Auteur : Delphine Horvilleur
Édition : Grasset (09/01/2019)

Résumé :
Sartre avait montré dans Réflexions sur la question juive comment le juif est défini en creux par le regard de l’antisémite. Delphine Horvilleur choisit ici de retourner la focale en explorant l’antisémitisme tel qu’il est perçu par les textes sacrés, la tradition rabbinique et les légendes juives.

Dans tout ce corpus dont elle fait l’exégèse, elle analyse la conscience particulière qu’ont les juifs de ce qui habite la psyché antisémite à travers le temps, et de ce dont elle « charge » le juif, l’accusant tour à tour d’empêcher le monde de faire « tout » ; de confisquer quelque chose au groupe, à la nation ou à l’individu (procès de l’ »élection ») ; d’incarner la faille identitaire ; de manquer de virilité et d’incarner le féminin, le manque, le « trou », la béance qui menace l’intégrité de la communauté.

Cette littérature rabbinique que l’auteur décortique ici est d’autant plus pertinente dans notre période de repli identitaire que les motifs récurrents de l’antisémitisme sont revitalisés dans les discours de l’extrême droite et de l’extrême gauche (notamment l’argument de l' »exception juive » et l’obsession du complot juif).

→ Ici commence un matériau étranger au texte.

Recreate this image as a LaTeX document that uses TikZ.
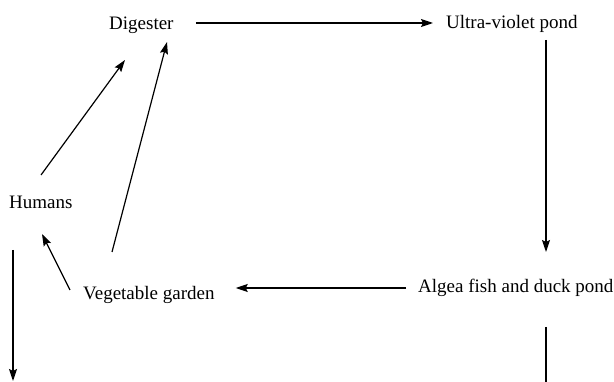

Mais elle offre aussi et surtout des outils de résilience pour échapper à la tentation victimaire : la tradition rabbinique ne se soucie pas tant de venir à bout de la haine des juifs (peine perdue…) que de donner des armes pour s’en prémunir.

Elle apporte ainsi, à qui sait la lire, une voie de sortie à la compétition victimaire qui caractérise nos temps de haine et de rejet.

Critique :
Une fois de plus, c’est grâce à « La Grande Librairie » que j’ai décidé de lire ce roman qui est aux antipodes de mes lectures habituelles.

La manière dont l’auteure avait parlé de son livre m’avait interpellé, dans le bon sens du terme car elle faisait un parallèle intéressant entre l’antisémitisme et la place de la femme dans l’Histoire.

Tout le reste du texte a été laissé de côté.